Another notorious figure was Harding’s brother-inlaw, Heber Votaw, an ex-missionary from Burma, whom the President made Director of Federal Prisons. In his regime there was a huge increase in the bootlegging of narcotics to prisoners; Votaw’s office tried to hamper efforts to investigate and remedy the situation. When the director of the Atlanta Penitentiary complained, he was fired. With the death of Harding, his protector, Votaw’s days in office were numbered. There was insufficient evidence against him to impress a jury, and he was presently allowed to slip back into obscurity.
Of all the Ohio Gang, Harry Daugherty was the most brazen. With scandals exploding all around his head, he refused after the death of Harding to resign his post. Coolidge, characteristically, sent somebody else—Chief Justice William Howard Taft—to suggest this; the idea was coldly rebuffed. Finally, the odor of scandal became too strong, and Daugherty was forced out. When he came to trial at last, he refused to take the stand and invoked the Fifth Amendment.

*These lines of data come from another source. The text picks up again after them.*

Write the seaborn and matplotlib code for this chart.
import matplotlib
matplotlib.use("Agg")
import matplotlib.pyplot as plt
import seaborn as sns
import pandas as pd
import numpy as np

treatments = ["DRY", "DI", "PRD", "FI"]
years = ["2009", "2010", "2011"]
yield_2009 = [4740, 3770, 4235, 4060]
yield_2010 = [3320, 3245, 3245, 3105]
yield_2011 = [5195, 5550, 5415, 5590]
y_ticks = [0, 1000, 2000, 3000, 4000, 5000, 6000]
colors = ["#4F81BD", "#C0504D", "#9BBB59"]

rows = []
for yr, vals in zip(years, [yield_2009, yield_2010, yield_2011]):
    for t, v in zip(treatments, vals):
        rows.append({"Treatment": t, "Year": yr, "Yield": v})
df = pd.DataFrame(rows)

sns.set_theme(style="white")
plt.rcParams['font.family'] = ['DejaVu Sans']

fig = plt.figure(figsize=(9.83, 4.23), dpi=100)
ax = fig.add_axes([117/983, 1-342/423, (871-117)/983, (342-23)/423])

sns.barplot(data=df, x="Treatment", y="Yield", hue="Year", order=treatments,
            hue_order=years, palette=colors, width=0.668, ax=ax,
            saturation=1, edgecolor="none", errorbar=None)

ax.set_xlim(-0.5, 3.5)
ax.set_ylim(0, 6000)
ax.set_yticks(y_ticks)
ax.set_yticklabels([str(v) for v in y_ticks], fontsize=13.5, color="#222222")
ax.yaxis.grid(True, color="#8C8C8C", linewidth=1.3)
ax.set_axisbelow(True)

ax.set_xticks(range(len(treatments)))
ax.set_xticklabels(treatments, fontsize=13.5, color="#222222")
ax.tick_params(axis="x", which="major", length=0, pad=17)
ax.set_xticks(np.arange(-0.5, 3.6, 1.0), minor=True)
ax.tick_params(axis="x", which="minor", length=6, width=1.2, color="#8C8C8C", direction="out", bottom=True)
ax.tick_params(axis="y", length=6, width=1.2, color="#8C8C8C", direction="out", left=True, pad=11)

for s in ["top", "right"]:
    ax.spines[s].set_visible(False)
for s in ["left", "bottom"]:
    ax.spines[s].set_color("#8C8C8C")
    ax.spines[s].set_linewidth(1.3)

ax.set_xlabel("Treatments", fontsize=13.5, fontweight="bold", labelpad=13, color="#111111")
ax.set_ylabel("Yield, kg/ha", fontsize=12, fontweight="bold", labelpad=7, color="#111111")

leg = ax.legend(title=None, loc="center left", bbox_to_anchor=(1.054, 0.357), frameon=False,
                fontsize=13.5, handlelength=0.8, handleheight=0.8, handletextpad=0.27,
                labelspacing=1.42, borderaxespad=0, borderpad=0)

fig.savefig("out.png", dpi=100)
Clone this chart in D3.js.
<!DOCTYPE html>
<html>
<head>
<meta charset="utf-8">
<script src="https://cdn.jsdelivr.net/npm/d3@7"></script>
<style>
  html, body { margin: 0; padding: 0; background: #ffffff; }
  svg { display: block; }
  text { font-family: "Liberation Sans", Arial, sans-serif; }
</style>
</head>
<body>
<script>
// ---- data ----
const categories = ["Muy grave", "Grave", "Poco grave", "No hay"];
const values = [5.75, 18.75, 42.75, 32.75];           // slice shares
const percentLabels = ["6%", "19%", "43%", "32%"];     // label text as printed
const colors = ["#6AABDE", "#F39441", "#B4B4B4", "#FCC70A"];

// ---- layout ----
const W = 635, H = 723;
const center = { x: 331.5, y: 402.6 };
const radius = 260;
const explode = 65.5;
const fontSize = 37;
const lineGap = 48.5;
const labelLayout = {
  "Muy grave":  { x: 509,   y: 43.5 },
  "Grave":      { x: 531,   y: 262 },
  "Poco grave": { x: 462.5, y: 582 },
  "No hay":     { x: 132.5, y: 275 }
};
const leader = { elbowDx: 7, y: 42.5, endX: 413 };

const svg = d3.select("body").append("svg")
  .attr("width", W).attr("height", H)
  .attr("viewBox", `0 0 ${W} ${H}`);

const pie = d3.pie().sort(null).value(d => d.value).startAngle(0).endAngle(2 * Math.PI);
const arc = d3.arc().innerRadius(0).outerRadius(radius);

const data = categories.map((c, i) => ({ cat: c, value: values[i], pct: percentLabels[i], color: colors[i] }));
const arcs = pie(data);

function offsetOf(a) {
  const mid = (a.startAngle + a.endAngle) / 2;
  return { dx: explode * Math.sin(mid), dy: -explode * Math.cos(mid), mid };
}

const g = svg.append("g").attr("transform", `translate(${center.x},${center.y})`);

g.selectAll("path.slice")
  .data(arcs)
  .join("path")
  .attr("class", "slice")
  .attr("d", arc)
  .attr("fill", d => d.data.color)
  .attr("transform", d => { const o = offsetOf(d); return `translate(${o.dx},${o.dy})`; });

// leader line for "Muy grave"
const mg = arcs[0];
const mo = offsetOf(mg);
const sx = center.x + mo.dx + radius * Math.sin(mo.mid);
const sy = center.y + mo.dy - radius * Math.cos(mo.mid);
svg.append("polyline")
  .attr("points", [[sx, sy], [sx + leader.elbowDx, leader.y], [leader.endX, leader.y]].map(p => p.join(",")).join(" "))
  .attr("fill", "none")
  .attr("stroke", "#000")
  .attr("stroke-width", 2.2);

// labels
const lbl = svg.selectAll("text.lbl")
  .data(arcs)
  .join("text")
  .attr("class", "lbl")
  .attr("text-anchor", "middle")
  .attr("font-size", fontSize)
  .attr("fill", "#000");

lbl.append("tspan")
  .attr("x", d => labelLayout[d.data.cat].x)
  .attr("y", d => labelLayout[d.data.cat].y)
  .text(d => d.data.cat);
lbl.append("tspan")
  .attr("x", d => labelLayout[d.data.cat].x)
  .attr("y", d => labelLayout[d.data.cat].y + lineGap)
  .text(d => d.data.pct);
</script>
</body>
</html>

It developed that a year earlier, Harry had gone to Washington Court House and had burned many records, some of them going back as far as 1916. The theory he circulated was that he did this to protect the good name of the dead President, since the records would tell both of financial irregularities by Harding and of his clandestine love life. Senate investigators were able, however, to discover that $75,000, its source unexplained, had been deposited to Daugherty’s account at a time when he swore on his income-tax return that he had no property. Also on deposit in the bank was $63,000 for Jess Smith, $50,000 for Mal Daugherty, and smaller sums for other members of the Ohio Gang. This bank had been for them what the cave was for Ali Baba’s forty thieves.
When the Senate committee tried to subpoena brother Mal, he fought all the way to the United States Supreme Court to avoid testifying. When he was cited for contempt of the Senate, an obliging judge, sitting in Ohio, set him free. His bank later failed with a loss of 2.6 million dollars, ruining a large proportion of the people around Washington Court House. (This was of course before the days of the Federal Bank Deposit Insurance Corporation.)

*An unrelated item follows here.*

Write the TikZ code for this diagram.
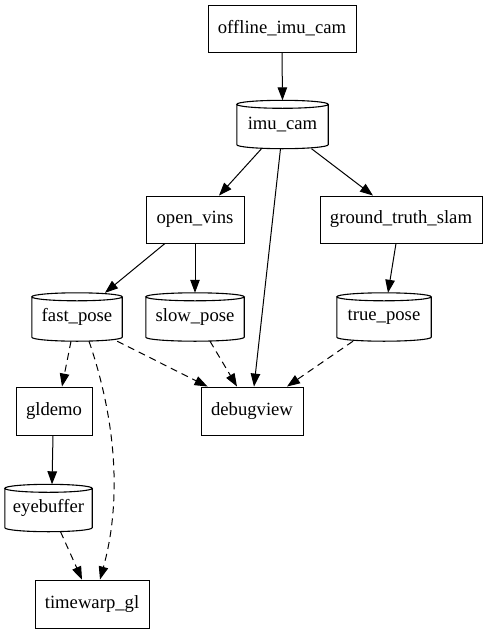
\documentclass[tikz,border=0pt]{standalone}
\usepackage{fontspec}
\setmainfont{Liberation Serif}
\usetikzlibrary{arrows.meta,calc}
\tikzset{
  box/.style={draw, line width=0.9pt, inner sep=0pt, minimum height=47pt, font=\fontsize{18.67}{22}\selectfont},
  cyl/.style={inner sep=0pt, minimum height=48pt, font=\fontsize{18.67}{22}\selectfont},
  cylline/.style={line width=1.1pt},
  edge/.style={line width=1pt, -{Triangle[length=13pt,width=9.5pt]}},
  dedge/.style={edge, dash pattern=on 7pt off 5pt},
}
\newcommand{\cylout}[1]{%
  \draw[cylline] let \p1=(#1.north west), \p2=(#1.south east), \n1={(\x2-\x1)/2} in
    ({(\x1+\x2)/2},\y1-4pt) ellipse [x radius=\n1, y radius=4pt]
    (\x1,\y1-4pt) -- (\x1,\y2+4pt) arc [start angle=180, end angle=360, x radius=\n1, y radius=4pt] -- (\x2,\y1-4pt);}
\begin{document}
\begin{tikzpicture}[x=1pt,y=-1pt]
\fill[white] (0,0) rectangle (485,635);
\useasboundingbox (0,0) rectangle (485,635);
\node[box, minimum width=148pt] (oic) at (282,28.5) {offline\_imu\_cam};
\node[cyl, minimum width=91pt] (imu) at (282.5,124.5) {imu\_cam};
\node[box, minimum width=98pt] (ov) at (195,219.5) {open\_vins};
\node[box, minimum width=162pt] (gts) at (401,219.5) {ground\_truth\_slam};
\node[cyl, minimum width=90pt] (fp) at (77,317) {fast\_pose};
\node[cyl, minimum width=98pt] (sp) at (195,317) {slow\_pose};
\node[cyl, minimum width=94pt] (tp) at (384,317) {true\_pose};
\node[box, minimum width=76pt, minimum height=48pt] (gl) at (54,411) {gldemo};
\node[box, minimum width=102pt, minimum height=48pt] (dv) at (252,411) {debugview};
\node[cyl, minimum width=87pt, minimum height=47pt] (eb) at (48.5,508) {eyebuffer};
\node[box, minimum width=114pt, minimum height=48pt] (tw) at (92,604) {timewarp\_gl};
\cylout{imu}\cylout{fp}\cylout{sp}\cylout{tp}\cylout{eb}
\draw[edge] (oic.south) -- (imu.north);
\draw[edge] ([xshift=-21pt]imu.south) -- ([xshift=24pt]ov.north);
\draw[edge] ([xshift=-2pt]imu.south) -- ([xshift=2pt]dv.north);
\draw[edge] ([xshift=29pt]imu.south) -- ([xshift=-28pt]gts.north);
\draw[edge] ([xshift=-30pt]ov.south) -- ([xshift=28pt]fp.north);
\draw[edge] (ov.south) -- (sp.north);
\draw[edge] ([xshift=-5pt]gts.south) -- ([xshift=4pt]tp.north);
\draw[dedge] ([xshift=-6pt]fp.south) -- ([xshift=8pt]gl.north);
\draw[dedge] ([xshift=-5pt]fp.south east) -- ([xshift=7pt]dv.north west);
\draw[dedge] ([xshift=15pt]sp.south) -- ([xshift=-15pt]dv.north);
\draw[dedge] ([xshift=-31pt]tp.south) -- ([xshift=35pt]dv.north);
\draw[edge] ([xshift=-1pt]gl.south) -- ([xshift=3.5pt]eb.north);
\draw[dedge] ([xshift=12pt]eb.south) -- ([xshift=-10pt]tw.north);
\draw[dedge] ([xshift=12pt]fp.south) .. controls (116,420) and (122,500) .. ([xshift=8pt]tw.north);
\end{tikzpicture}
\end{document}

Harry Daugherty had been indicted with Thomas W. Miller, Alien Property Custodian, for having accepted bribes to turn back to a dummy Swiss corporation a large part of the assets of the American Metals Company, a German-owned firm in the United States, and I covered the trial for The New Republic . Daugherty looked, as always, shifty, squirming, and oily. Miller was thin-faced and sober, with, as I remember, a pincenez like that of Woodrow Wilson; he sat bemused, as though wondering what in the world he was doing in the prisoner’s dock. Well he might: He was a Yale graduate, from a good Philadelphia family, with an impeccable record until he went to Washington and came under the evil spell of the Ohio Gang.

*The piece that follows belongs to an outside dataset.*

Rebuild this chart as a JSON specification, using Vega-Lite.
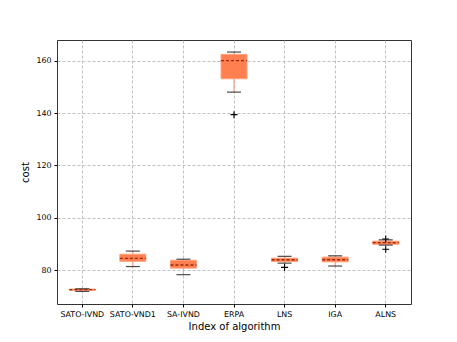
{
  "$schema": "https://vega.github.io/schema/vega-lite/v6.json",
  "autosize": "none",
  "width": 354,
  "height": 264,
  "padding": {"left": 57, "top": 40, "right": 46, "bottom": 38},
  "background": "white",
  "config": {
    "font": "DejaVu Sans",
    "view": {"stroke": "#333333", "strokeWidth": 1},
    "axis": {
      "labelFont": "DejaVu Sans",
      "titleFont": "DejaVu Sans",
      "labelFontSize": 7.9,
      "titleFontSize": 10,
      "titleFontWeight": "normal",
      "labelColor": "#000000",
      "titleColor": "#000000",
      "tickColor": "#000000",
      "tickSize": 3,
      "domain": false,
      "grid": true,
      "gridColor": "#b0b0b0",
      "gridDash": [3, 2],
      "gridWidth": 0.8
    }
  },
  "datasets": {
    "stats": [
      {"algorithm": "SATO-IVND", "lower": 71.9, "q1": 72.3, "median": 72.6, "q3": 72.8, "upper": 72.9},
      {"algorithm": "SATO-VND1", "lower": 81.4, "q1": 83.4, "median": 84.5, "q3": 86.1, "upper": 87.3},
      {"algorithm": "SA-IVND", "lower": 78.3, "q1": 80.8, "median": 82.0, "q3": 83.8, "upper": 84.2},
      {"algorithm": "ERPA", "lower": 148.0, "q1": 153.1, "median": 160.0, "q3": 162.4, "upper": 163.3},
      {"algorithm": "LNS", "lower": 82.7, "q1": 83.3, "median": 84.0, "q3": 84.6, "upper": 85.3},
      {"algorithm": "IGA", "lower": 81.6, "q1": 83.2, "median": 84.0, "q3": 85.0, "upper": 85.5},
      {"algorithm": "ALNS", "lower": 89.6, "q1": 89.9, "median": 90.5, "q3": 91.1, "upper": 91.6}
    ],
    "outliers": [
      {"algorithm": "ERPA", "cost": 139.4},
      {"algorithm": "LNS", "cost": 81.1},
      {"algorithm": "ALNS", "cost": 88.0},
      {"algorithm": "ALNS", "cost": 91.9}
    ]
  },
  "encoding": {
    "x": {
      "field": "algorithm",
      "type": "nominal",
      "sort": ["SATO-IVND", "SATO-VND1", "SA-IVND", "ERPA", "LNS", "IGA", "ALNS"],
      "scale": {"paddingInner": 0, "paddingOuter": 0},
      "axis": {"title": "Index of algorithm", "labelAngle": 0, "bandPosition": 0.5, "titlePadding": 4, "labelPadding": 3}
    }
  },
  "layer": [
    {
      "data": {"name": "stats"},
      "mark": {"type": "rule", "color": "#ffa07a", "strokeWidth": 1.2},
      "encoding": {
        "y": {
          "field": "lower",
          "type": "quantitative",
          "scale": {"domain": [67.1, 167.9], "nice": false, "zero": false},
          "axis": {"title": "cost", "values": [80, 100, 120, 140, 160], "titlePadding": 5, "labelPadding": 3}
        },
        "y2": {"field": "upper"}
      }
    },
    {
      "data": {"name": "stats"},
      "mark": {"type": "bar", "color": "#ff7f50", "stroke": "#ffa07a", "strokeWidth": 1, "size": 26},
      "encoding": {
        "y": {"field": "q1", "type": "quantitative"},
        "y2": {"field": "q3"}
      }
    },
    {
      "data": {"name": "stats"},
      "mark": {"type": "tick", "color": "#000000", "size": 14, "thickness": 1.2},
      "encoding": {"y": {"field": "lower", "type": "quantitative"}}
    },
    {
      "data": {"name": "stats"},
      "mark": {"type": "tick", "color": "#000000", "size": 14, "thickness": 1.2},
      "encoding": {"y": {"field": "upper", "type": "quantitative"}}
    },
    {
      "data": {"name": "stats"},
      "mark": {"type": "rule", "color": "#9a2a0c", "strokeWidth": 1.3, "strokeDash": [3, 2]},
      "encoding": {
        "x": {"field": "algorithm", "type": "nominal", "bandPosition": 0.243, "sort": ["SATO-IVND", "SATO-VND1", "SA-IVND", "ERPA", "LNS", "IGA", "ALNS"]},
        "x2": {"field": "algorithm", "bandPosition": 0.757},
        "y": {"field": "median", "type": "quantitative"}
      }
    },
    {
      "data": {"name": "outliers"},
      "mark": {"type": "point", "shape": "M-1,0H1M0,-1V1", "filled": false, "stroke": "#000000", "strokeWidth": 1.1, "size": 49, "opacity": 1},
      "encoding": {"y": {"field": "cost", "type": "quantitative"}}
    }
  ]
}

The dummy Swiss corporation had paid $441,000 in bribes, of which Miller got $49,000 and Daugherty at least $40,000; where the rest went was never made clear. Miller was sentenced to prison, served some time, and was pardoned. More than fifty million dollars in German assets illegally released by his office was eventually returned to the U.S. government. In Harry Daugherty’s case, two successive juries disagreed, and he was able to boast that he had never been convicted. In 1924, after being forced to resign from the Cabinet, he retired to a pleasant life in Ohio and Florida. He died, unrepentant, in 1944.
Two members of the Ohio Gang had committed suicide even before Harding’s death. Charles F. Cramer, legal adviser to the Veterans’ Bureau, wrote a letter to the President and then shot himself. (Harding refused even to look at the letter, and it later disappeared without any revelation of its contents.) Jesse Smith, Daugherty’s shadow, was found dead one day in 1923 with a revolver beside him. Though cynics argued that he had been murdered, there is no doubt that he had been deeply depressed because both Harding and Daugherty had cooled toward him, had in fact exiled him back to Ohio.
Could we have a repetition of the Harding or Grant scandals today? It seems to me unlikely. The Grant and Harding administrations had several elements in common, and I feel that all of them, in combination, are essential for wholesale corruption. First, you must have a period of moral relaxation such as is common after a big war. Second, you must have a President in the White House who is complacent, ill-informed, and a poor judge of the integrity of his close friends. Third, and perhaps most important, the country must be unaware, before electing him, of these aspects of a nominee’s character.